## Instructions to follow
Word for word, copy all the data and drop the pictures.

## Raw data
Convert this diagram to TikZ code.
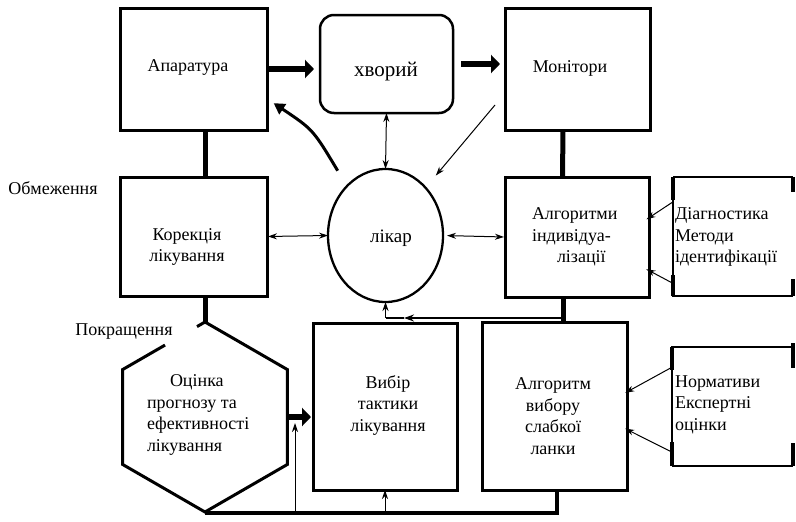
\documentclass[tikz,border=0pt]{standalone}
\usepackage{fontspec}
\setmainfont{Liberation Serif}
\usetikzlibrary{arrows.meta,shapes.geometric,calc}
\begin{document}
\begin{tikzpicture}[x=1pt,y=-1pt,
  every node/.style={font=\fontsize{18}{21.5}\selectfont, inner sep=0pt, outer sep=0pt},
  blk/.style={draw, line width=3pt},
  blkline/.style={line width=3pt, line join=miter},
  conn/.style={line width=5pt},
  midline/.style={line width=2pt},
  botline/.style={line width=3.5pt},
  fat/.style={line width=6pt, -{Triangle[length=9pt,width=18pt]}},
  tarrow/.style={line width=1pt, -{Stealth[length=9pt,width=6pt]}},
  tdbl/.style={line width=1pt, {Stealth[length=9pt,width=6pt]}-{Stealth[length=9pt,width=6pt]}},
  thinedge/.style={line width=1.3pt},
  thickedge/.style={line width=2.6pt},
  cornermark/.style={line width=3.5pt}
]
\fill[white] (0,0) rectangle (796,522);
\useasboundingbox (0,0) rectangle (796,522);

% boxes
\node[blk, minimum width=147, minimum height=122] (ap) at (193.5,69) {};
\node[draw, line width=2.5pt, rounded corners=14pt, minimum width=133, minimum height=98] (khv) at (386.5,64) {};
\node[blk, minimum width=145, minimum height=122] (mon) at (577.5,69) {};
\node[blk, minimum width=147, minimum height=119] (kor) at (193.5,236.5) {};
\node[draw, ellipse, line width=2.3pt, minimum width=115, minimum height=133] (lik) at (385.5,235.5) {};
\node[blk, minimum width=144, minimum height=120] (alg) at (577,237) {};
\node[minimum width=120, minimum height=119] (diag) at (733,236.5) {};
\node[regular polygon, regular polygon sides=6, regular polygon rotate=30, minimum size=190] (hex) at (205,417) {};
\node[blk, minimum width=144, minimum height=167] (vyb) at (385,406.5) {};
\node[blk, minimum width=145, minimum height=168] (alg2) at (554.5,406) {};
\node[minimum width=121, minimum height=119] (norm) at (732.5,406.5) {};

% hexagon outline with gap
\draw[blkline] ($(hex.150)!0.514!(hex.90)$) -- (hex.150) -- (hex.210) -- (hex.270) -- (hex.330) -- (hex.30) -- (hex.90) -- ($(hex.150)!0.903!(hex.90)$);

% diag box outline
\draw[thinedge] (diag.north west) -- (diag.south west) -- (diag.south east);
\draw[thickedge] (diag.north west) -- (diag.north east);
\draw[cornermark] (diag.north west) -- ++(0,23);
\draw[cornermark] (diag.south west) -- ++(0,-21);
\draw[cornermark] (diag.north east) -- ++(0,15);
\draw[cornermark] (diag.south east) -- ++(0,-17);

% norm box outline
\draw[thinedge] (norm.north east) -- (norm.north west) -- (norm.south west);
\draw[thickedge] (norm.south west) -- (norm.south east);
\draw[cornermark] (norm.north west) -- ++(0,23);
\draw[cornermark] (norm.south west) -- ++(0,-24);
\draw[cornermark] ([yshift=4pt]norm.north east) -- ++(0,25);
\draw[cornermark] (norm.south east) -- ++(0,-23);

% texts
\node (t-ap) at (188,68) {Апаратура};
\node (t-khv) [font=\fontsize{21}{25}\selectfont] at (386,72) {хворий};
\node (t-mon) at (570,68) {Монітори};
\node (t-kor) [align=center] at (187,247) {Корекція\\лікування};
\node (t-lik) [font=\fontsize{19}{23}\selectfont] at (391,238) {лікар};
\node (t-alg) [align=left, anchor=west] at (532,237) {Алгоритми\\індивідуа-\\\hspace*{25pt}лізації};
\node (t-diag) [align=left, anchor=west] at (675,237) {Діагностика\\Методи\\ідентифікації};
\node (t-hex) [align=left, anchor=west] at (147,415) {\hspace*{23pt}Оцінка\\прогнозу та\\ефективності\\лікування};
\node (t-vyb) [align=center] at (388,405) {Вибір\\тактики\\лікування};
\node (t-alg2) [align=center] at (553,416) {Алгоритм\\вибору\\слабкої\\ланки};
\node (t-norm) [align=left, anchor=west] at (675,404.5) {Нормативи\\Експертні\\оцінки};
\node (t-obm) at (53,188) {Обмеження};
\node (t-pokr) at (124,332) {Покращення};

% coordinates
\coordinate (m1) at (495,105);
\coordinate (j1) at (563,318);
\coordinate (jm) at (404,318);
\coordinate (j0) at (385.5,318);
\coordinate (b1) at (557,513);
\coordinate (b2) at (295,513);
\coordinate (ha) at (295,423);

% thick connectors
\draw[fat, shorten >=6pt] (ap.east) -- (khv.west |- ap.east);
\draw[fat, shorten <=8pt, shorten >=5pt] (khv.east) -- (mon.west |- khv.east);
\draw[conn] ([xshift=11.5pt]ap.south) -- ([xshift=11.5pt]kor.north);
\draw[conn] ([xshift=11.5pt]kor.south) -- (hex.90);
\draw[conn] ([xshift=-14.5pt]mon.south) -- ([xshift=-14.5pt]alg.north);
\draw[conn] ([xshift=-14pt]alg.south) -- (alg2.north -| j1);
\draw[fat, shorten >=2pt] (hex.0) -- (vyb.west |- hex.0);

% curved arrow from doctor to apparatus
\draw[line width=3pt, -{Triangle[length=11pt,width=12pt]}, shorten <=18pt, shorten >=8pt] (lik.128) .. controls (313,129.5) .. (ap.-22);

% thin arrows
\draw[tdbl] (khv.south) -- (lik.north);
\draw[tarrow, shorten >=16pt] (m1) -- (lik.50);
\draw[tdbl, shorten <=1pt] (kor.east) -- (lik.west);
\draw[tdbl, shorten <=4pt, shorten >=1pt] (lik.east) -- (alg.west);
\draw[tarrow, shorten >=-3pt] (diag.150) -- (alg.15);
\draw[tarrow, shorten >=-3pt] (diag.218) -- (alg.-25);
\draw[tarrow, shorten >=-2pt] (norm.147) -- (alg2.11);
\draw[tarrow, shorten >=-2pt] (norm.217) -- (alg2.-18);

% loop below doctor
\draw[midline, -{Stealth[length=10pt,width=7pt]}] (j1) -- (jm);
\draw[midline] (jm) -- (j0);
\draw[tarrow] (j0) -- (lik.south);

% bottom loop
\draw[botline] ([xshift=2.5pt]alg2.south) -- (b1) -- (hex.270 |- b1);
\draw[tarrow] (vyb.south |- b1) -- (vyb.south);
\draw[tarrow] (b2) -- (ha);
\end{tikzpicture}
\end{document}
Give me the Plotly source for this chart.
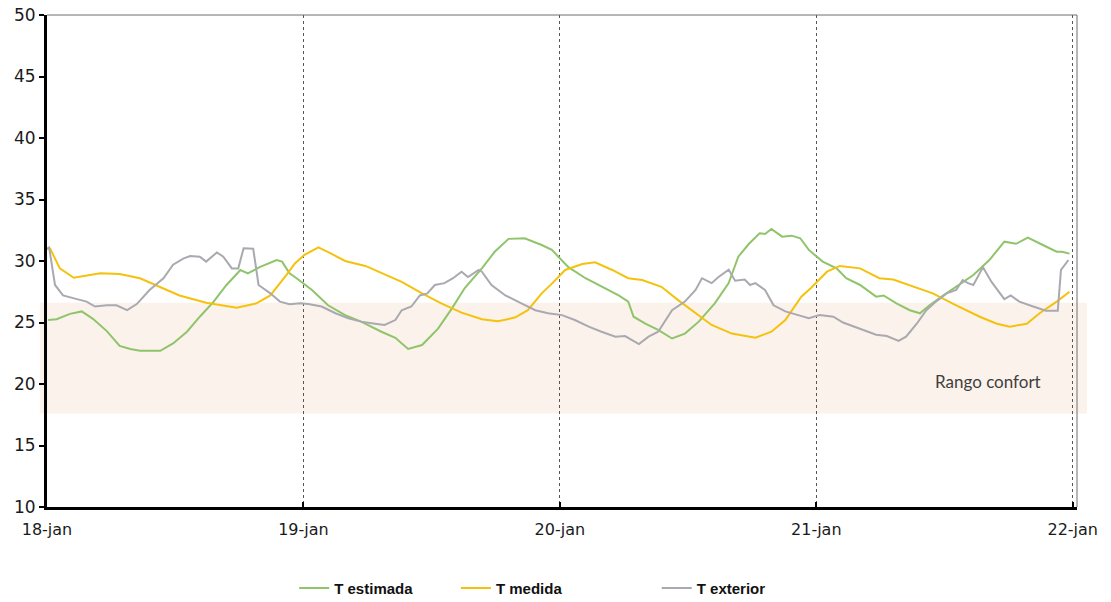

## Response to this task
Convert this diagram to TikZ code.
\documentclass[tikz,border=0pt]{standalone}
\usepackage{fontspec}
\setmainfont{Liberation Serif}
\usetikzlibrary{arrows.meta,shapes.geometric,calc}
\begin{document}
\begin{tikzpicture}[x=1pt,y=-1pt,
  every node/.style={font=\fontsize{18}{21.5}\selectfont, inner sep=0pt, outer sep=0pt},
  blk/.style={draw, line width=3pt},
  blkline/.style={line width=3pt, line join=miter},
  conn/.style={line width=5pt},
  midline/.style={line width=2pt},
  botline/.style={line width=3.5pt},
  fat/.style={line width=6pt, -{Triangle[length=9pt,width=18pt]}},
  tarrow/.style={line width=1pt, -{Stealth[length=9pt,width=6pt]}},
  tdbl/.style={line width=1pt, {Stealth[length=9pt,width=6pt]}-{Stealth[length=9pt,width=6pt]}},
  thinedge/.style={line width=1.3pt},
  thickedge/.style={line width=2.6pt},
  cornermark/.style={line width=3.5pt}
]
\fill[white] (0,0) rectangle (796,522);
\useasboundingbox (0,0) rectangle (796,522);

% boxes
\node[blk, minimum width=147, minimum height=122] (ap) at (193.5,69) {};
\node[draw, line width=2.5pt, rounded corners=14pt, minimum width=133, minimum height=98] (khv) at (386.5,64) {};
\node[blk, minimum width=145, minimum height=122] (mon) at (577.5,69) {};
\node[blk, minimum width=147, minimum height=119] (kor) at (193.5,236.5) {};
\node[draw, ellipse, line width=2.3pt, minimum width=115, minimum height=133] (lik) at (385.5,235.5) {};
\node[blk, minimum width=144, minimum height=120] (alg) at (577,237) {};
\node[minimum width=120, minimum height=119] (diag) at (733,236.5) {};
\node[regular polygon, regular polygon sides=6, regular polygon rotate=30, minimum size=190] (hex) at (205,417) {};
\node[blk, minimum width=144, minimum height=167] (vyb) at (385,406.5) {};
\node[blk, minimum width=145, minimum height=168] (alg2) at (554.5,406) {};
\node[minimum width=121, minimum height=119] (norm) at (732.5,406.5) {};

% hexagon outline with gap
\draw[blkline] ($(hex.150)!0.514!(hex.90)$) -- (hex.150) -- (hex.210) -- (hex.270) -- (hex.330) -- (hex.30) -- (hex.90) -- ($(hex.150)!0.903!(hex.90)$);

% diag box outline
\draw[thinedge] (diag.north west) -- (diag.south west) -- (diag.south east);
\draw[thickedge] (diag.north west) -- (diag.north east);
\draw[cornermark] (diag.north west) -- ++(0,23);
\draw[cornermark] (diag.south west) -- ++(0,-21);
\draw[cornermark] (diag.north east) -- ++(0,15);
\draw[cornermark] (diag.south east) -- ++(0,-17);

% norm box outline
\draw[thinedge] (norm.north east) -- (norm.north west) -- (norm.south west);
\draw[thickedge] (norm.south west) -- (norm.south east);
\draw[cornermark] (norm.north west) -- ++(0,23);
\draw[cornermark] (norm.south west) -- ++(0,-24);
\draw[cornermark] ([yshift=4pt]norm.north east) -- ++(0,25);
\draw[cornermark] (norm.south east) -- ++(0,-23);

% texts
\node (t-ap) at (188,68) {Апаратура};
\node (t-khv) [font=\fontsize{21}{25}\selectfont] at (386,72) {хворий};
\node (t-mon) at (570,68) {Монітори};
\node (t-kor) [align=center] at (187,247) {Корекція\\лікування};
\node (t-lik) [font=\fontsize{19}{23}\selectfont] at (391,238) {лікар};
\node (t-alg) [align=left, anchor=west] at (532,237) {Алгоритми\\індивідуа-\\\hspace*{25pt}лізації};
\node (t-diag) [align=left, anchor=west] at (675,237) {Діагностика\\Методи\\ідентифікації};
\node (t-hex) [align=left, anchor=west] at (147,415) {\hspace*{23pt}Оцінка\\прогнозу та\\ефективності\\лікування};
\node (t-vyb) [align=center] at (388,405) {Вибір\\тактики\\лікування};
\node (t-alg2) [align=center] at (553,416) {Алгоритм\\вибору\\слабкої\\ланки};
\node (t-norm) [align=left, anchor=west] at (675,404.5) {Нормативи\\Експертні\\оцінки};
\node (t-obm) at (53,188) {Обмеження};
\node (t-pokr) at (124,332) {Покращення};

% coordinates
\coordinate (m1) at (495,105);
\coordinate (j1) at (563,318);
\coordinate (jm) at (404,318);
\coordinate (j0) at (385.5,318);
\coordinate (b1) at (557,513);
\coordinate (b2) at (295,513);
\coordinate (ha) at (295,423);

% thick connectors
\draw[fat, shorten >=6pt] (ap.east) -- (khv.west |- ap.east);
\draw[fat, shorten <=8pt, shorten >=5pt] (khv.east) -- (mon.west |- khv.east);
\draw[conn] ([xshift=11.5pt]ap.south) -- ([xshift=11.5pt]kor.north);
\draw[conn] ([xshift=11.5pt]kor.south) -- (hex.90);
\draw[conn] ([xshift=-14.5pt]mon.south) -- ([xshift=-14.5pt]alg.north);
\draw[conn] ([xshift=-14pt]alg.south) -- (alg2.north -| j1);
\draw[fat, shorten >=2pt] (hex.0) -- (vyb.west |- hex.0);

% curved arrow from doctor to apparatus
\draw[line width=3pt, -{Triangle[length=11pt,width=12pt]}, shorten <=18pt, shorten >=8pt] (lik.128) .. controls (313,129.5) .. (ap.-22);

% thin arrows
\draw[tdbl] (khv.south) -- (lik.north);
\draw[tarrow, shorten >=16pt] (m1) -- (lik.50);
\draw[tdbl, shorten <=1pt] (kor.east) -- (lik.west);
\draw[tdbl, shorten <=4pt, shorten >=1pt] (lik.east) -- (alg.west);
\draw[tarrow, shorten >=-3pt] (diag.150) -- (alg.15);
\draw[tarrow, shorten >=-3pt] (diag.218) -- (alg.-25);
\draw[tarrow, shorten >=-2pt] (norm.147) -- (alg2.11);
\draw[tarrow, shorten >=-2pt] (norm.217) -- (alg2.-18);

% loop below doctor
\draw[midline, -{Stealth[length=10pt,width=7pt]}] (j1) -- (jm);
\draw[midline] (jm) -- (j0);
\draw[tarrow] (j0) -- (lik.south);

% bottom loop
\draw[botline] ([xshift=2.5pt]alg2.south) -- (b1) -- (hex.270 |- b1);
\draw[tarrow] (vyb.south |- b1) -- (vyb.south);
\draw[tarrow] (b2) -- (ha);
\end{tikzpicture}
\end{document}
Give me the Plotly source for this chart.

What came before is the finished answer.